Ah, o Carnaval. Época do ano em que até um eremita digital misantropo e cínico abre mão de suas convicções morais e metafisicas em nome do prazer efémero e salgado. Sim, período em que hipocritamente me permito frequentar espaços que desafiam os conceitos estabelecidas pela boa ciência. Data em que comungo com os jovens e imito suas certezas, exaltando os equívocos há muito conhecidos, bebendo cervejas quentes, respirando o doce ar da imbecilidade, enquanto canto canções ruins. Por esse breve momento, transformo-me em um tresloucado gregário que é basicamente o sujeito que mais odeio. Talvez resida justamente ai, a tal magia da festa da carne, especialmente para alguém abstémio em proteína e intolerante à apoteose.

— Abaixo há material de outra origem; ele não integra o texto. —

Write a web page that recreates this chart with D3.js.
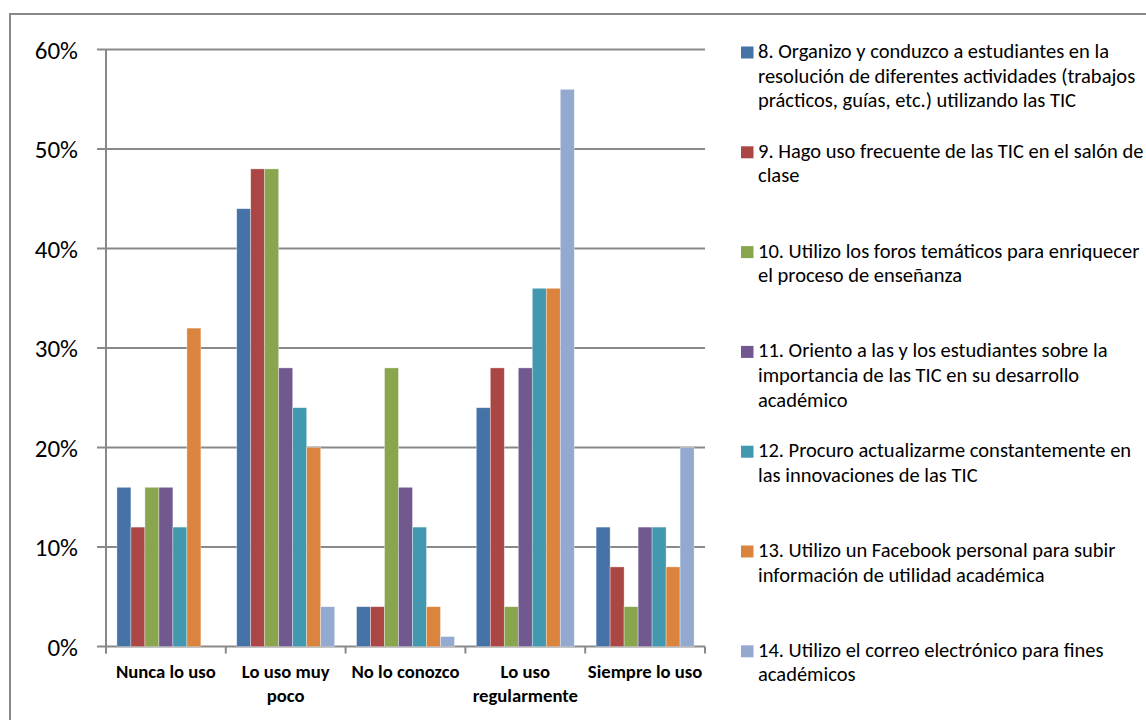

Em franca sintonia ao espírito festivo e sem consequências, quebro minha premissa de resenhar aqui apenas autores proscritos da flora nacional, para trazer algumas linhas de reverência ao “O Sonho dos Heróis” do argentino bacana Adolfo Bioy Casares.

Importante destacar que o livro de Bioy eleva a literatura fantástica ao mais alto patamar. De início, o leitor é envolvido em uma trama mundana, ordinária, num estilo bem semelhante ao “O Sol também se levanta” do Hemingway. Porém, em determinado momento, somos alertados pela seguinte advertência:
“Agora é preciso andar devagar; com muito cuidado. O que vou contar é tão estranho que se eu não explicar tudo com muita clareza não vão me entender nem acreditar em mim. Agora começa a parte mágica deste relato, ou talvez todo ele fosse mágico e só nós não tenhamos percebido sua verdadeira natureza.”
Buenos Aires, verão de 1927, uma trupe bem boêmia se esbalda torrando um prêmio, que o protagonista, Emílio Gauna, ganhou em uma corrida de cavalos, em pleno Carnaval argentino. Três anos depois, Emílio permanece preso aos episódios desse evento, buscando em suas reminiscências desvendar o que realmente ocorreu na última noite da festividade, que por uma estranha razão entende ter sido o apogeu de sua vida. (Para os cinéfilos de gosto duvidoso, imagine o famigerado “Cara, cadê meu carro?” só que com toques fantásticos, uma narrativa sofisticada, envolvente, e sem personagens muito idiotas no caminho.) Aos poucos percebemos pequenas doses que flertam com o insólito, embora todas essas pontas mantenham laços com o real. Diante dessa atmosfera estranha, Bioy nos conduz por vielas sujas e ruínas oníricas, onde destino e premonição se enroscam.
Forças antagônicas como o Bruxo Taboada e o Professor Valerga duelam em segundo plano, com uma sofisticação narrativa sem precedentes. A incompreensão do amor e a brutalidade gregária equilibram reflexão e imagem. Destaque para a violência do episódio de sadismo contra um cavalo, que serve justamente como uma revelação da real natureza dos personagens.
No final, precisamente em sua última página, o autor descortina o mistério e oferece um vislumbre de toda sua genialidade. Enfim, descobrimos o verdadeiro significado do “Sonho dos Heróis”.
Definitivamente é um livro que marca, que desperta e que com extrema competência te convida para uma nova leitura.


Não obstante acreditar que não se deve estabelecer patamares entre obras do mesmo autor, sob pena de parecer um tiktoker literário que distribui notinhas como um professor do primeiro ano, creio que o esplendor do “O sonho dos Heróis” está ligeiramente acima do incrível “A invenção de Morel” e bem ao lado do fascinante e cruel “Diário da Guerra do Porco”.
Em suma, viva a literatura Latino-americana.
Ps: Por fim, longe da maestria de Bioy, ou de qualquer escritor que consiga conjugar um verbo e unir duas ou três palavras formando um frase, confesso que certa vez também me aventurei em uma trama de Carnaval. Num Rio de Janeiro que jamais existiu, anacrônico por excelência e serventia, pelo realismo mágico das inigualáveis ruas da Lapa, juntei Glauber Rocha e um irritante Woody Allen para um perseguição ao famoso Saci Pererê. O conto foi publicado na antologia “Devaneios improváveis” do Entrecontos.
(caso tenham porventura e por ventura um inexplicável desejo de ler essa modesta estória, prometo que vou pensar em um jeito de publicar, gratuito, claro!)